S. Ireneo ha scritto pure un libriccino intitolato Dimostrazione della predicazione apostolica, scoperto nel 1904 in traduzione armena. E’ un’apologia delle principali verità cristiane basate sull’adempimento delle profezie dell’Antico Testamento. Tuttavia, il centro di tutto il pensiero teologico del Santo è costituito dalla dottrina della ricapitolazione della carne umana e della totalità del mondo materiale nel Cristo, prototipo dell’umanità ed esemplare iniziale della creazione.

Questa grandiosa concezione abbraccia tanto i disegni nascosti di Dio, quanto la loro realizzazione storica per mezzo dell’Incarnazione redentrice del Figlio suo. In essa si inseriscono le tesi care a S. Ireneo del Cristo nuovo Adamo, di Maria novella Eva, della divinizzazione dell’uomo totale mediante la grazia, della sua salvezza finale in un mondo materiale completamente restaurato.
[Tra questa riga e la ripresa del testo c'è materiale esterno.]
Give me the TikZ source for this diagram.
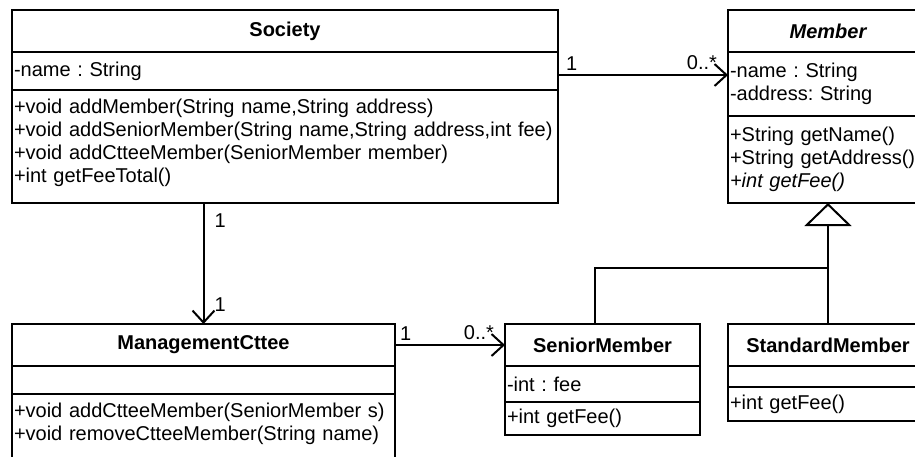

Secondo la tradizione S. Ireneo avrebbe trovato la morte il 28-6-202- 203 in un massacro generale dei cristiani lionesi sotto l’imperatore Settimio Severo. La Chiesa lo onora come martire sulla testimonianza di S. Girolamo il quale, nel 410, per primo gli diede questo titolo. Le reliquie del santo vescovo furono disperse nel 1562 dai calvinisti.